Copy out each line of the material in which the word "with" appears.

* MATERIAL PROVIDED:
(begin)
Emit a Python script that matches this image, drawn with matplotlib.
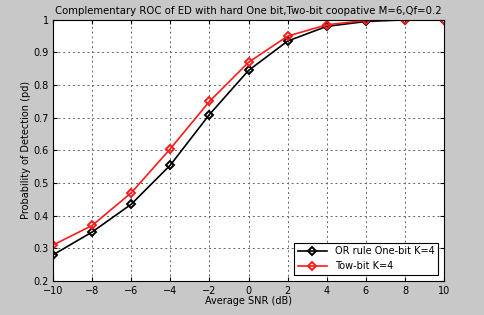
(end)
(begin)
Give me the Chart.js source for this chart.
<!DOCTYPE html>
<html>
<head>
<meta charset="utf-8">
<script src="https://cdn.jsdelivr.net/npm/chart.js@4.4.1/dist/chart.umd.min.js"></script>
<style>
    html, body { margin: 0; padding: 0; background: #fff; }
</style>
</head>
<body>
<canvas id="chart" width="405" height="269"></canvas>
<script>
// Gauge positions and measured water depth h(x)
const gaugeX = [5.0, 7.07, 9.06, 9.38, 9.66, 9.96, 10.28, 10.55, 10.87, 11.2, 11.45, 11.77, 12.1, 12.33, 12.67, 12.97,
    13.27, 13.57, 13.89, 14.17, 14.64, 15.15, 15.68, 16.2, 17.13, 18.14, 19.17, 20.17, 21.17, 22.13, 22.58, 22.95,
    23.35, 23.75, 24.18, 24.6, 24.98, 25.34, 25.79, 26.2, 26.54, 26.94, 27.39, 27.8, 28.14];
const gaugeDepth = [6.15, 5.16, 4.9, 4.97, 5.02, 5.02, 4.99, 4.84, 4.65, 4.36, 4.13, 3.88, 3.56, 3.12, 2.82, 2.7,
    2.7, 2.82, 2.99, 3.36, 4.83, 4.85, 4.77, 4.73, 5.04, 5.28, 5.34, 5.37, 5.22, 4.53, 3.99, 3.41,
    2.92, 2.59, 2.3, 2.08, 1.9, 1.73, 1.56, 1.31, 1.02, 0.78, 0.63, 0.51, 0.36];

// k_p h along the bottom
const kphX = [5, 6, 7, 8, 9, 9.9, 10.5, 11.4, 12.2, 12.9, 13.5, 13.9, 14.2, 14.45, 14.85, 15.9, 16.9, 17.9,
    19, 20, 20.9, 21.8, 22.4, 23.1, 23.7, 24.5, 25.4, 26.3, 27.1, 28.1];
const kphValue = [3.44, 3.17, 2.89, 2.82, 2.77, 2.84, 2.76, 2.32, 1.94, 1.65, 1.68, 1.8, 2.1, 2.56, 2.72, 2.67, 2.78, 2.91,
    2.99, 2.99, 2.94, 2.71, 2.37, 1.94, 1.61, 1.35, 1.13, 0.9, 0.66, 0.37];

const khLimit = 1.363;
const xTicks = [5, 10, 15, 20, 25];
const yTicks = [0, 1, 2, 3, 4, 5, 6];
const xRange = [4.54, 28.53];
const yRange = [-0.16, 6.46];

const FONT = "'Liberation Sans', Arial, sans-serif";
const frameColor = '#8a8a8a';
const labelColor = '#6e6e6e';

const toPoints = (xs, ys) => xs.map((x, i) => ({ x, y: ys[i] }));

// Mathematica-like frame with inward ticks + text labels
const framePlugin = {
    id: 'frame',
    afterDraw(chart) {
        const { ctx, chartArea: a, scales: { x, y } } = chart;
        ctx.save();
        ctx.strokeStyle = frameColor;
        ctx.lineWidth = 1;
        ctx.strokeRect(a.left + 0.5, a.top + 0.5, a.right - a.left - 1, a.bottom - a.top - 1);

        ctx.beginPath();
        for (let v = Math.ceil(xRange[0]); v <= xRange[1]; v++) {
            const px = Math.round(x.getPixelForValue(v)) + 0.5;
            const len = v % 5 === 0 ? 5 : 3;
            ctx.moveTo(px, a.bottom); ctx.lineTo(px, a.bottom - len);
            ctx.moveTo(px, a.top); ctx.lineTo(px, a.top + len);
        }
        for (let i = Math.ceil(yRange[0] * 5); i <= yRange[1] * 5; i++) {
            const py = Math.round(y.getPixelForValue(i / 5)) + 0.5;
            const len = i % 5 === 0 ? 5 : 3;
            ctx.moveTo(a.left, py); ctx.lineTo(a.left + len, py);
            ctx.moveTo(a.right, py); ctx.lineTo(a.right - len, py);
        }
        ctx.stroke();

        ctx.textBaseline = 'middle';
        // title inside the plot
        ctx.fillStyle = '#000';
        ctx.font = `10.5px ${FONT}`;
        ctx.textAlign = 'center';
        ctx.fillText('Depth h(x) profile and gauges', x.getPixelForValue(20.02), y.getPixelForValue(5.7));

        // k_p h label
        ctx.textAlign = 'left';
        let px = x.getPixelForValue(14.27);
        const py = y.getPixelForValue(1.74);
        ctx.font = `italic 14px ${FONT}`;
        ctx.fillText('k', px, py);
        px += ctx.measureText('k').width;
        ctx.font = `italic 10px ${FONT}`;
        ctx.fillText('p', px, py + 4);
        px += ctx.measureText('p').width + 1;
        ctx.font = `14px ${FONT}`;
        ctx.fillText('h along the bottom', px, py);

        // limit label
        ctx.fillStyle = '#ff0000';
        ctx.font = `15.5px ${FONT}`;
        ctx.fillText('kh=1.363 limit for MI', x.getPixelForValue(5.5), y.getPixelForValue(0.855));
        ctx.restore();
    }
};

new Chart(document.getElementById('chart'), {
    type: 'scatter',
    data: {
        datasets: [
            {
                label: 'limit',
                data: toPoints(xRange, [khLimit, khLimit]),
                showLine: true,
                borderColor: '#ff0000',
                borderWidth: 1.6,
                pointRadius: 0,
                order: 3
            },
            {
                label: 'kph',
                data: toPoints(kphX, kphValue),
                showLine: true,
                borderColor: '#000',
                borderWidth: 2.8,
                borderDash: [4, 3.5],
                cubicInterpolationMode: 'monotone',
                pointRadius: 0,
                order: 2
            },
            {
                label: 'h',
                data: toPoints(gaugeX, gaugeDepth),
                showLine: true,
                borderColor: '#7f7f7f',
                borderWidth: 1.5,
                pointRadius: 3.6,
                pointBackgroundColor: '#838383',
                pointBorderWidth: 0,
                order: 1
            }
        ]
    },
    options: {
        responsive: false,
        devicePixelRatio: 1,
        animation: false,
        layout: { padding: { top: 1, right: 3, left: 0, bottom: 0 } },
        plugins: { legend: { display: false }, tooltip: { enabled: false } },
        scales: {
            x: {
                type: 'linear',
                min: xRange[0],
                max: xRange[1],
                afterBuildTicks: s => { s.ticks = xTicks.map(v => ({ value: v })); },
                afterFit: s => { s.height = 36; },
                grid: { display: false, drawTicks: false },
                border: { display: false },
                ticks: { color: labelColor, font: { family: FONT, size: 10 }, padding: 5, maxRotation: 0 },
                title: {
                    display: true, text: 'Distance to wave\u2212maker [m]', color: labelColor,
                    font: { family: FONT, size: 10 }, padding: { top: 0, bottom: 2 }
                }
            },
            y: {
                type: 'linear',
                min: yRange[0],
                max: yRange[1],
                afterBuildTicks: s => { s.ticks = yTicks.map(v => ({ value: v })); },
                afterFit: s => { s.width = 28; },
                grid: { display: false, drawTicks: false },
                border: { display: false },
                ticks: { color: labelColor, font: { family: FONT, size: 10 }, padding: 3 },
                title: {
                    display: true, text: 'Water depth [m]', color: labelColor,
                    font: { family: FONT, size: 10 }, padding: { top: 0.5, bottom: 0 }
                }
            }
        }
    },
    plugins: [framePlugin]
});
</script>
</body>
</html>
(end)
* REPLY TO THE EXERCISE:
Emit a Python script that matches this image, drawn with matplotlib.
// Mathematica-like frame with inward ticks + text labels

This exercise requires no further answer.